_Problem requirements:_ Do not copy the pictures; transcribe all other material exactly.
>> begin
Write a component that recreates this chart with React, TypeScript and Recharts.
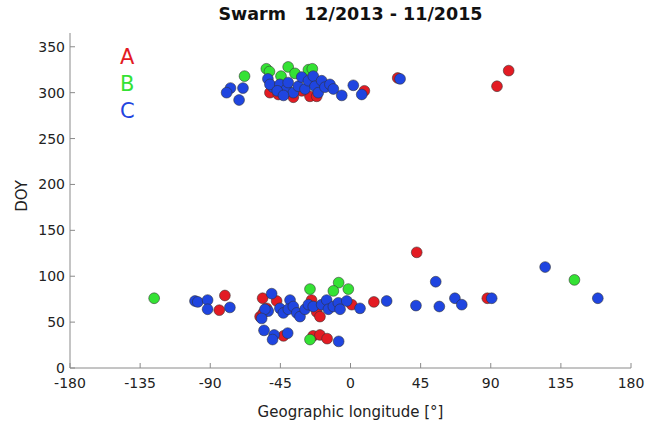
import { ScatterChart, Scatter, XAxis, YAxis } from "recharts"

// [longitude, day of year]
const satA: number[][] = [
  [-51.7, 300], [-46.3, 298], [-36.7, 295], [-26, 296], [-21.7, 296], [-31.3, 302],
  [8.9, 302], [30.3, 316], [94, 307], [101.5, 324],
  [-56.4, 76], [-47.4, 73], [-58, 56], [-53.8, 65], [-56, 60], [-25, 74], [-21.7, 61],
  [-19.6, 56], [0.8, 69], [15, 72], [-80.6, 79], [-84.2, 63], [42.5, 126], [87.8, 76],
  [-43, 35], [-24, 35], [-19.6, 36], [-15, 32],
]

const satB: number[][] = [
  [-68, 318], [-54, 326], [-52, 323], [-40, 328], [-44.6, 318], [-35.6, 321], [-27, 325], [-24.5, 326],
  [-126, 76], [-26, 86], [-7.6, 93], [-11, 84], [-1.4, 86], [-26, 31], [143.7, 96],
]

const satC: number[][] = [
  [-77, 305], [-79.5, 300], [-69, 305], [-71.5, 292], [-53, 315], [-49.8, 306], [-51.7, 309],
  [-45.3, 309], [-41, 304], [-40, 311], [-36.7, 300], [-33.5, 307], [-31.3, 317], [-29.2, 304],
  [-27, 313], [-23.9, 318], [-22.8, 307], [-20.7, 300], [-18.5, 313], [-16.4, 306], [-13.2, 309],
  [-11, 304], [-5.6, 297], [1.8, 308], [7.2, 298], [31.8, 315], [-47, 302], [-43, 297],
  [-99.8, 73], [-98, 72], [-91.7, 74], [-91.7, 64], [-77.4, 66], [-50.6, 81], [-38.8, 74],
  [-52.8, 62], [-54.9, 64], [-57, 54], [-45.3, 65], [-43.1, 60], [-39.9, 64], [-36.7, 67],
  [-34.5, 60], [-32.4, 56], [-29.2, 64], [-27, 69], [-23.9, 67], [-18.5, 69], [-15.3, 74],
  [-14.2, 64], [-11, 67], [-7.8, 71], [-6.7, 64], [-2.4, 73], [6.1, 65], [23.2, 73],
  [54.7, 94], [42, 68], [57, 67], [67, 76], [71.4, 69], [90.6, 76], [124.9, 110], [158.7, 76],
  [-55.5, 41], [-49, 36], [-50, 31], [-40.3, 38], [-7.6, 29],
]

const xTicks = [-180, -135, -90, -45, 0, 45, 90, 135, 180]
const yTicks = [0, 50, 100, 150, 200, 250, 300, 350]

const series = [
  { name: "A", data: satA, color: "#e31b23" },
  { name: "B", data: satB, color: "#34e234" },
  { name: "C", data: satC, color: "#1f45e0" },
]

const FONT = "'DejaVu Sans', sans-serif"
const AXIS = "#8a8a8a"

const toPoints = (d: number[][]) => d.map(([lon, doy]) => ({ lon, doy }))

function BottomTick({ x, y, payload }: any) {
  return (
    <g>
      <line x1={x} x2={x} y1={y} y2={y - 5} stroke={AXIS} />
      <text x={x} y={y + 20} textAnchor="middle" fontSize={14} fill="#222" fontFamily={FONT}>{payload.value}</text>
    </g>
  )
}

function TopTick({ x, y }: any) {
  return <line x1={x} x2={x} y1={y} y2={y + 5} stroke={AXIS} />
}

function LeftTick({ x, y, payload }: any) {
  return (
    <g>
      <line x1={x} x2={x + 5} y1={y} y2={y} stroke={AXIS} />
      <text x={x - 5} y={y + 5} textAnchor="end" fontSize={14} fill="#222" fontFamily={FONT}>{payload.value}</text>
    </g>
  )
}

function RightTick({ x, y }: any) {
  return <line x1={x} x2={x - 5} y1={y} y2={y} stroke={AXIS} />
}

export default function App() {
  return (
    <div style={{ position: "absolute", left: 0, top: 0, width: 653, height: 431, background: "#fff" }}>
      <div style={{ position: "absolute", left: 70, width: 561, top: 4, textAlign: "center", fontFamily: FONT, fontWeight: "bold", fontSize: 17.5, color: "#111", whiteSpace: "pre" }}>
        {"Swarm   12/2013 - 11/2015"}
      </div>
      <div style={{ position: "absolute", left: 70, width: 561, top: 403, textAlign: "center", fontFamily: FONT, fontSize: 15, color: "#222" }}>
        Geographic longitude [°]
      </div>
      <div style={{ position: "absolute", left: 13, top: 216, width: 40, transform: "rotate(-90deg)", transformOrigin: "left top", fontFamily: FONT, fontSize: 15, color: "#222", textAlign: "center" }}>
        DOY
      </div>
      <div style={{ position: "absolute", left: 120, top: 44, fontFamily: FONT, fontSize: 21, lineHeight: "27px" }}>
        {series.map((s) => <div key={s.name} style={{ color: s.color }}>{s.name}</div>)}
      </div>
      <div style={{ position: "absolute", left: 0, top: 0 }}>
        <ScatterChart width={653} height={431} margin={{ top: 33, right: 22, bottom: 0, left: 0 }}>
          <XAxis xAxisId="b" dataKey="lon" type="number" domain={[-180, 180]} ticks={xTicks} height={63}
            axisLine={{ stroke: AXIS }} tickLine={false} tickSize={0} tickMargin={0} tick={<BottomTick />} />
          <XAxis xAxisId="t" orientation="top" dataKey="lon" type="number" domain={[-180, 180]} ticks={xTicks} height={0}
            axisLine={{ stroke: AXIS }} tickLine={false} tickSize={0} tickMargin={0} tick={<TopTick />} />
          <YAxis yAxisId="l" dataKey="doy" type="number" domain={[0, 365]} ticks={yTicks} width={70}
            axisLine={{ stroke: AXIS }} tickLine={false} tickSize={0} tickMargin={0} tick={<LeftTick />} />
          <YAxis yAxisId="r" orientation="right" dataKey="doy" type="number" domain={[0, 365]} ticks={yTicks} width={0}
            axisLine={{ stroke: AXIS }} tickLine={false} tickSize={0} tickMargin={0} tick={<RightTick />} />
          {series.map((s) => (
            <Scatter key={s.name} name={s.name} data={toPoints(s.data)} xAxisId="b" yAxisId="l" isAnimationActive={false}
              shape={(p: any) => <circle cx={p.cx} cy={p.cy} r={5.4} fill={s.color} stroke="#333" strokeOpacity={0.7} strokeWidth={0.8} />} />
          ))}
        </ScatterChart>
      </div>
    </div>
  )
}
>> end
_Full response:_
Write a component that recreates this chart with React, TypeScript and Recharts.
import { ScatterChart, Scatter, XAxis, YAxis } from "recharts"

// [longitude, day of year]
const satA: number[][] = [
  [-51.7, 300], [-46.3, 298], [-36.7, 295], [-26, 296], [-21.7, 296], [-31.3, 302],
  [8.9, 302], [30.3, 316], [94, 307], [101.5, 324],
  [-56.4, 76], [-47.4, 73], [-58, 56], [-53.8, 65], [-56, 60], [-25, 74], [-21.7, 61],
  [-19.6, 56], [0.8, 69], [15, 72], [-80.6, 79], [-84.2, 63], [42.5, 126], [87.8, 76],
  [-43, 35], [-24, 35], [-19.6, 36], [-15, 32],
]

const satB: number[][] = [
  [-68, 318], [-54, 326], [-52, 323], [-40, 328], [-44.6, 318], [-35.6, 321], [-27, 325], [-24.5, 326],
  [-126, 76], [-26, 86], [-7.6, 93], [-11, 84], [-1.4, 86], [-26, 31], [143.7, 96],
]

const satC: number[][] = [
  [-77, 305], [-79.5, 300], [-69, 305], [-71.5, 292], [-53, 315], [-49.8, 306], [-51.7, 309],
  [-45.3, 309], [-41, 304], [-40, 311], [-36.7, 300], [-33.5, 307], [-31.3, 317], [-29.2, 304],
  [-27, 313], [-23.9, 318], [-22.8, 307], [-20.7, 300], [-18.5, 313], [-16.4, 306], [-13.2, 309],
  [-11, 304], [-5.6, 297], [1.8, 308], [7.2, 298], [31.8, 315], [-47, 302], [-43, 297],
  [-99.8, 73], [-98, 72], [-91.7, 74], [-91.7, 64], [-77.4, 66], [-50.6, 81], [-38.8, 74],
  [-52.8, 62], [-54.9, 64], [-57, 54], [-45.3, 65], [-43.1, 60], [-39.9, 64], [-36.7, 67],
  [-34.5, 60], [-32.4, 56], [-29.2, 64], [-27, 69], [-23.9, 67], [-18.5, 69], [-15.3, 74],
  [-14.2, 64], [-11, 67], [-7.8, 71], [-6.7, 64], [-2.4, 73], [6.1, 65], [23.2, 73],
  [54.7, 94], [42, 68], [57, 67], [67, 76], [71.4, 69], [90.6, 76], [124.9, 110], [158.7, 76],
  [-55.5, 41], [-49, 36], [-50, 31], [-40.3, 38], [-7.6, 29],
]

const xTicks = [-180, -135, -90, -45, 0, 45, 90, 135, 180]
const yTicks = [0, 50, 100, 150, 200, 250, 300, 350]

const series = [
  { name: "A", data: satA, color: "#e31b23" },
  { name: "B", data: satB, color: "#34e234" },
  { name: "C", data: satC, color: "#1f45e0" },
]

const FONT = "'DejaVu Sans', sans-serif"
const AXIS = "#8a8a8a"

const toPoints = (d: number[][]) => d.map(([lon, doy]) => ({ lon, doy }))

function BottomTick({ x, y, payload }: any) {
  return (
    <g>
      <line x1={x} x2={x} y1={y} y2={y - 5} stroke={AXIS} />
      <text x={x} y={y + 20} textAnchor="middle" fontSize={14} fill="#222" fontFamily={FONT}>{payload.value}</text>
    </g>
  )
}

function TopTick({ x, y }: any) {
  return <line x1={x} x2={x} y1={y} y2={y + 5} stroke={AXIS} />
}

function LeftTick({ x, y, payload }: any) {
  return (
    <g>
      <line x1={x} x2={x + 5} y1={y} y2={y} stroke={AXIS} />
      <text x={x - 5} y={y + 5} textAnchor="end" fontSize={14} fill="#222" fontFamily={FONT}>{payload.value}</text>
    </g>
  )
}

function RightTick({ x, y }: any) {
  return <line x1={x} x2={x - 5} y1={y} y2={y} stroke={AXIS} />
}

export default function App() {
  return (
    <div style={{ position: "absolute", left: 0, top: 0, width: 653, height: 431, background: "#fff" }}>
      <div style={{ position: "absolute", left: 70, width: 561, top: 4, textAlign: "center", fontFamily: FONT, fontWeight: "bold", fontSize: 17.5, color: "#111", whiteSpace: "pre" }}>
        {"Swarm   12/2013 - 11/2015"}
      </div>
      <div style={{ position: "absolute", left: 70, width: 561, top: 403, textAlign: "center", fontFamily: FONT, fontSize: 15, color: "#222" }}>
        Geographic longitude [°]
      </div>
      <div style={{ position: "absolute", left: 13, top: 216, width: 40, transform: "rotate(-90deg)", transformOrigin: "left top", fontFamily: FONT, fontSize: 15, color: "#222", textAlign: "center" }}>
        DOY
      </div>
      <div style={{ position: "absolute", left: 120, top: 44, fontFamily: FONT, fontSize: 21, lineHeight: "27px" }}>
        {series.map((s) => <div key={s.name} style={{ color: s.color }}>{s.name}</div>)}
      </div>
      <div style={{ position: "absolute", left: 0, top: 0 }}>
        <ScatterChart width={653} height={431} margin={{ top: 33, right: 22, bottom: 0, left: 0 }}>
          <XAxis xAxisId="b" dataKey="lon" type="number" domain={[-180, 180]} ticks={xTicks} height={63}
            axisLine={{ stroke: AXIS }} tickLine={false} tickSize={0} tickMargin={0} tick={<BottomTick />} />
          <XAxis xAxisId="t" orientation="top" dataKey="lon" type="number" domain={[-180, 180]} ticks={xTicks} height={0}
            axisLine={{ stroke: AXIS }} tickLine={false} tickSize={0} tickMargin={0} tick={<TopTick />} />
          <YAxis yAxisId="l" dataKey="doy" type="number" domain={[0, 365]} ticks={yTicks} width={70}
            axisLine={{ stroke: AXIS }} tickLine={false} tickSize={0} tickMargin={0} tick={<LeftTick />} />
          <YAxis yAxisId="r" orientation="right" dataKey="doy" type="number" domain={[0, 365]} ticks={yTicks} width={0}
            axisLine={{ stroke: AXIS }} tickLine={false} tickSize={0} tickMargin={0} tick={<RightTick />} />
          {series.map((s) => (
            <Scatter key={s.name} name={s.name} data={toPoints(s.data)} xAxisId="b" yAxisId="l" isAnimationActive={false}
              shape={(p: any) => <circle cx={p.cx} cy={p.cy} r={5.4} fill={s.color} stroke="#333" strokeOpacity={0.7} strokeWidth={0.8} />} />
          ))}
        </ScatterChart>
      </div>
    </div>
  )
}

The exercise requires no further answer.